I listened to a couple short classics (one play, one novella) a couple weeks back. Since they were both short and my thoughts on them are equally so, I decided to review them both in the same post. The two really had very little in common. I just happened to listen to them back-to-back.
This is a play about how politics can drive people crazy. Pretty apt in today’s modern world, no? Basically, the story goes like this. A year after Rosmer’s wife gets ill and kills herself, her nurse/friend Rebecca still lives with the family at Rosmersholm. The wife’s brother comes to visit after a long absence, is horrified to learn that Rosmer has become a liberal, and accuses Rebecca of warping his brother-in-law’s mind. Accusations, confessions, and ruined friendships abound. Melodrama spills everywhere. Aaaaaand that’s pretty much it. I didn’t get much out of the play, but hey, it was interesting to read another work of Ibsen’s. Plus, I now understand the lines that head all the chapters of Lethal White, and why this play was used as the reference in that book.

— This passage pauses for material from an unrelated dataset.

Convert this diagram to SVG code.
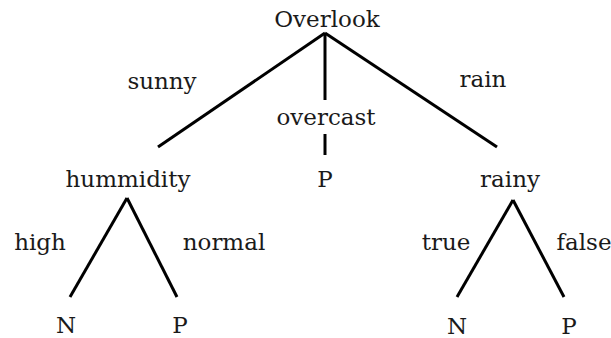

Performance: The audiobook was full-cast. The two women did well at their roles, but the male voice actors all drove me crazy for one reason or another. I was only able to continue with the audio version because I enjoy listening to plays generally. Also, what was up with all the characters having either British or German accents?? The play is set in Norway…

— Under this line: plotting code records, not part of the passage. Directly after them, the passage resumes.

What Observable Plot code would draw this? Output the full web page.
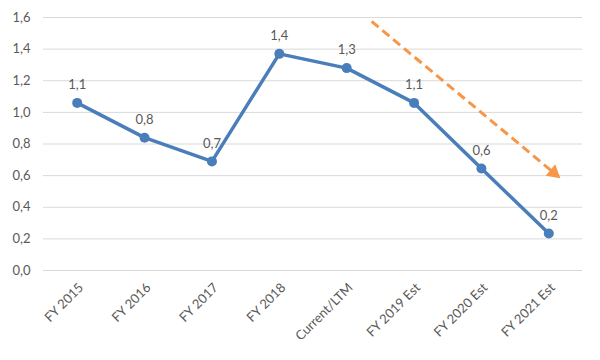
<!DOCTYPE html>
<html><head><meta charset="utf-8">
<script src="https://cdn.jsdelivr.net/npm/d3@7"></script>
<script src="https://cdn.jsdelivr.net/npm/@observablehq/plot@0.6"></script>
<style>html,body{margin:0;padding:0;background:#fff}</style>
</head><body><div id="chart"></div>
<script>
const categories = ["FY 2015","FY 2016","FY 2017","FY 2018","Current/LTM","FY 2019 Est","FY 2020 Est","FY 2021 Est"];
const values = [1.06, 0.84, 0.69, 1.37, 1.28, 1.06, 0.645, 0.234];
const pointLabels = ["1,1","0,8","0,7","1,4","1,3","1,1","0,6","0,2"];
const yTicks = [0, 0.2, 0.4, 0.6, 0.8, 1.0, 1.2, 1.4, 1.6];
const trendStart = [4.37, 1.575];
const trendEnd = [7.14, 0.595];

const data = categories.map((c, i) => ({i, c, v: values[i], label: pointLabels[i]}));
const arrowData = [{x1: trendStart[0], y1: trendStart[1], x2: trendEnd[0], y2: trendEnd[1]}];
const fmt = d => d3.format(".1f")(d).replace(".", ",");
const grey = "#595959";
const font = "Lato, 'Liberation Sans', sans-serif";

const chart = Plot.plot({
  width: 600,
  height: 360,
  marginLeft: 43,
  marginRight: 18,
  marginTop: 17,
  marginBottom: 90,
  style: {fontFamily: font, fontSize: "13px", color: grey, background: "#fff"},
  x: {type: "linear", domain: [-0.5, 7.5]},
  y: {domain: [0, 1.6]},
  marks: [
    Plot.ruleY(yTicks, {stroke: "#d9d9d9", strokeWidth: 1}),
    Plot.axisY({ticks: yTicks, tickSize: 0, tickPadding: 13, tickFormat: fmt, label: null, fill: grey, fontSize: 13}),
    Plot.axisX({ticks: d3.range(categories.length), tickSize: 0, tickPadding: 15, dx: 4, tickRotate: -45,
      tickFormat: i => categories[i], label: null, fill: grey, fontSize: 13}),
    Plot.link(arrowData, {x1: "x1", y1: "y1", x2: "x2", y2: "y2", stroke: "#F79646", strokeWidth: 3, strokeDasharray: "9,5"}),
    Plot.dot([trendEnd], {x: d => d[0], y: d => d[1], symbol: "triangle", r: 5.5, fill: "#F79646", stroke: "none",
      rotate: 129.6, dx: -4.5, dy: -3.7}),
    Plot.line(data, {x: "i", y: "v", stroke: "#4A7EBB", strokeWidth: 3.5}),
    Plot.dot(data, {x: "i", y: "v", r: 5, fill: "#4A7EBB", stroke: "none"}),
    Plot.text(data, {x: "i", y: "v", text: "label", dy: -18, fill: grey, fontSize: 13})
  ]
});
document.getElementById("chart").appendChild(chart);
</script>
</body></html>
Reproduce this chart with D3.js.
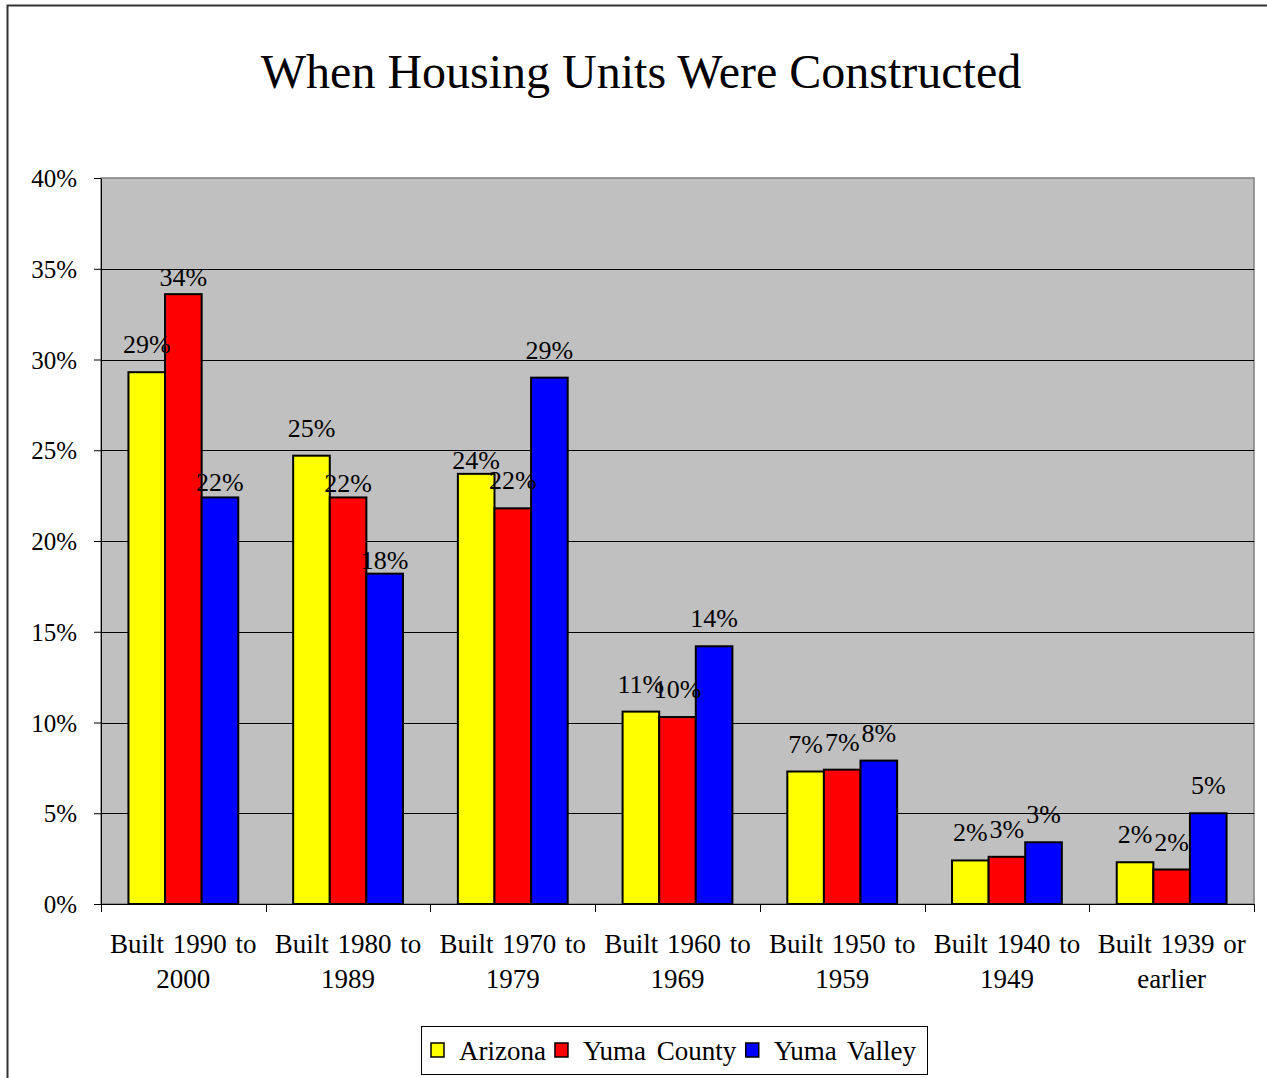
<!DOCTYPE html>
<html>
<head>
<meta charset="utf-8">
<script src="https://cdn.jsdelivr.net/npm/d3@7"></script>
<style>
  body { margin: 0; background: #fff; }
  svg text { font-family: "Liberation Serif", "Times New Roman", serif; fill: #000; }
</style>
</head>
<body>
<svg id="chart" width="1267" height="1078"></svg>
<script>
// ---- data ----
const categories = [
  "Built 1990 to 2000",
  "Built 1980 to 1989",
  "Built 1970 to 1979",
  "Built 1960 to 1969",
  "Built 1950 to 1959",
  "Built 1940 to 1949",
  "Built 1939 or earlier"
];
// two-line wrapping of each category label
const categoryLines = [
  ["Built 1990 to", "2000"],
  ["Built 1980 to", "1989"],
  ["Built 1970 to", "1979"],
  ["Built 1960 to", "1969"],
  ["Built 1950 to", "1959"],
  ["Built 1940 to", "1949"],
  ["Built 1939 or", "earlier"]
];
const seriesNames = ["Arizona", "Yuma County", "Yuma Valley"];
const arizona    = [29.3, 24.7, 23.7, 10.6, 7.3, 2.4, 2.3];
const yumaCounty = [33.6, 22.4, 21.8, 10.3, 7.4, 2.6, 1.9];
const yumaValley = [22.4, 18.2, 29.0, 14.2, 7.9, 3.4, 5.0];
const yTicks = [0, 5, 10, 15, 20, 25, 30, 35, 40];

// ---- layout / style ----
const seriesColors = ["#FFFF00", "#FF0000", "#0000FF"];
// some value labels sit lower, closer to their bar (pixels)
const labelDrop = [
  [0, 0, 14, 0, 0, 0, 0],
  [11, 14, 0, 0, 0, 0, 0],
  [13, 14, 0, 0, 0, 0, 0]
];
const plot = { left: 101, right: 1254, top: 178, bottom: 904 };

const seriesValues = [arizona, yumaCounty, yumaValley];
const svg = d3.select("#chart");

// outer chart frame (left and top edges)
svg.append("path")
  .attr("d", "M7.5,1078 V5.5 H1267")
  .attr("fill", "none").attr("stroke", "#333").attr("stroke-width", 2);

// title
svg.append("text")
  .attr("x", 641).attr("y", 88)
  .attr("text-anchor", "middle")
  .style("font-size", "48px")
  .text("When Housing Units Were Constructed");

// scales
const y = d3.scaleLinear().domain([0, 40]).range([plot.bottom, plot.top]);
const x0 = d3.scaleBand().domain(categories).range([plot.left, plot.right]).padding(0);
const x1 = d3.scaleBand().domain(seriesNames).range([0, x0.bandwidth()])
  .paddingInner(0).paddingOuter(0.75);

// plot area
svg.append("rect")
  .attr("x", plot.left).attr("y", plot.top)
  .attr("width", plot.right - plot.left).attr("height", plot.bottom - plot.top)
  .attr("fill", "#C0C0C0").attr("stroke", "#808080").attr("stroke-width", 1.5);

// gridlines
svg.append("g").selectAll("line")
  .data(yTicks.filter(t => t > 0 && t < 40))
  .join("line")
  .attr("x1", plot.left).attr("x2", plot.right)
  .attr("y1", d => Math.round(y(d)) + 0.5).attr("y2", d => Math.round(y(d)) + 0.5)
  .attr("stroke", "#000").attr("stroke-width", 1);

// y axis
const yAxis = svg.append("g")
  .attr("transform", `translate(${plot.left},0)`)
  .call(d3.axisLeft(y).tickValues(yTicks).tickFormat(d => d + "%")
    .tickSize(7).tickSizeOuter(0).tickPadding(17));
yAxis.attr("font-family", null).attr("font-size", null);
yAxis.select(".domain").attr("stroke", "#000");
yAxis.selectAll(".tick line").attr("stroke", "#000");
yAxis.selectAll(".tick text")
  .style("font-size", "25px")
  .attr("dy", "0.34em");

// x axis line with ticks at category boundaries
const xAxisG = svg.append("g");
xAxisG.append("line")
  .attr("x1", plot.left).attr("x2", plot.right)
  .attr("y1", plot.bottom + 0.5).attr("y2", plot.bottom + 0.5)
  .attr("stroke", "#000");
const boundaries = categories.map(c => x0(c)).concat([plot.right]);
xAxisG.selectAll("line.tk").data(boundaries).join("line")
  .attr("class", "tk")
  .attr("x1", d => Math.round(d) + 0.5).attr("x2", d => Math.round(d) + 0.5)
  .attr("y1", plot.bottom).attr("y2", plot.bottom + 8)
  .attr("stroke", "#000");

// category labels
const catG = svg.append("g").selectAll("text")
  .data(categories).join("text")
  .attr("text-anchor", "middle")
  .attr("x", d => x0(d) + x0.bandwidth() / 2)
  .attr("y", 953)
  .style("font-size", "27px")
  .style("word-spacing", "2px");
catG.selectAll("tspan")
  .data((d, i) => categoryLines[i])
  .join("tspan")
  .attr("x", function () { return d3.select(this.parentNode).attr("x"); })
  .attr("dy", (d, j) => j === 0 ? 0 : 35)
  .text(d => d);

// bars
const barG = svg.append("g");
seriesNames.forEach((s, si) => {
  const vals = seriesValues[si];
  barG.append("g").selectAll("rect")
    .data(categories.map((c, ci) => ({ c, v: vals[ci] })))
    .join("rect")
    .attr("x", d => x0(d.c) + x1(s))
    .attr("y", d => y(d.v))
    .attr("width", x1.bandwidth())
    .attr("height", d => y(0) - y(d.v))
    .attr("fill", seriesColors[si])
    .attr("stroke", "#000").attr("stroke-width", 2);
});

// value labels
const labG = svg.append("g");
seriesNames.forEach((s, si) => {
  const vals = seriesValues[si];
  labG.append("g").selectAll("text")
    .data(categories.map((c, ci) => ({ c, ci, v: vals[ci] })))
    .join("text")
    .attr("text-anchor", "middle")
    .attr("x", d => x0(d.c) + x1(s) + x1.bandwidth() / 2)
    .attr("y", d => y(d.v) - 19 + labelDrop[si][d.ci])
    .style("font-size", "26px")
    .text(d => Math.round(d.v) + "%");
});

// legend
const legend = svg.append("g");
const legBox = legend.append("rect")
  .attr("x", 421.5).attr("y", 1026.5).attr("height", 48)
  .attr("fill", "#fff").attr("stroke", "#000").attr("stroke-width", 1);
let lx = 431;
seriesNames.forEach((s, si) => {
  legend.append("rect")
    .attr("x", lx).attr("y", 1043).attr("width", 13).attr("height", 14)
    .attr("fill", seriesColors[si]).attr("stroke", "#000").attr("stroke-width", 1.5);
  const t = legend.append("text")
    .attr("x", lx + 28).attr("y", 1060)
    .style("font-size", "27px")
    .style("word-spacing", "4px")
    .text(s);
  lx = lx + 28 + t.node().getBBox().width + 9;
});
legBox.attr("width", 927 - 421);
</script>
</body>
</html>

This is a sweet tale of family stubbornness that leads to estrangement and the efforts of a family friend to trick the family into being together again. It’s also Braddon’s very clear denunciation of the way upperclass women were raised at the time, as well as her idealizing of the health of poor folk. (One of the major threads that goes through the novella is the idea that children who run wild and don’t spend a lot of time learning – aka poor children who don’t go to school – have great health and never need doctors, whereas rich children who study a lot overtax their brains, which leads to a deterioration in physical health – even if part of their study is to spend several hours a day in physical activity.) Setting aside the very naive ideas on the best way to live, the story itself was cute. I enjoyed watching Sir John figure out the trick that’s been played on him, and how his heart falls in love with his grandchildren all the same. It’s ultimately a story of forgiveness and the stupidity of stubborn pride, and I liked that.
Performance: This audiobook was read by Richard Armitage, who did a wonderful job, even with the children’s voices. (I usually don’t like children’s voices in audio narration.)